Así como el subdesarrollo crea las condiciones para una democracia cada vez más empobrecida, una democracia vaciada, formalmente activa pero incapacitada para ofrecer soluciones concretas a la población, no puede conducir a ningún proceso de desarrollo creíble.

El pensamiento latinoamericano hace ya tiempo estableció que el proceso de desarrollo en la periferia no es espontáneo, ni surge naturalmente del “libre juego de las fuerzas del mercado”. Grandes autores latinoamericanos nos enseñan que el desarrollo de las diversas experiencias nacionales exitosas, desde fines del siglo XIX, ha sido un proceso consciente que siempre fue conducido por algún actor social con poder y determinación.

En las últimas décadas, en el contexto de la globalización neoliberal, presenciamos la deserción de las elites empresarias latinoamericanas –tanto por sus propias limitaciones como por el giro concentrador que tomó la globalización– de la posibilidad y el interés por encabezar ese proyecto común.

Por consiguiente es al Estado a quien le corresponde un lugar central en esa enorme tarea pendiente. En el caso latinoamericano, hemos visto también en la integración regional otro paso para superar la balcanización y potenciar la autonomía de nuestros países para controlar su propio destino. Pero avanzar en ese objetivo depende también de Estados cuya densidad nacional ha sido debilitada por los experimentos neoliberales.

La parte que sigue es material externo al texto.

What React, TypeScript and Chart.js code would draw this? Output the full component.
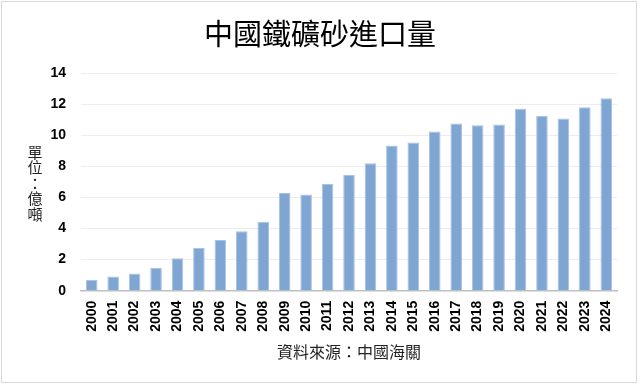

Para retomar las ilusiones democráticas que revisitamos al comienzo del texto, el sistema de partidos y las instituciones públicas deberían reconectarse con el conjunto de la sociedad, corrigiendo el actual sesgo deformante hacia los intereses de minorías cuya visión no se corresponde con las necesidades del desarrollo nacional.

Solo una democracia revitalizada, inundada por una sociedad activa e involucrada políticamente, podrá encontrar la energía y la motivación para encarar las grandes tareas que permitan trazar un camino propio hacia el desarrollo, construyendo consciente y organizadamente la densidad nacional.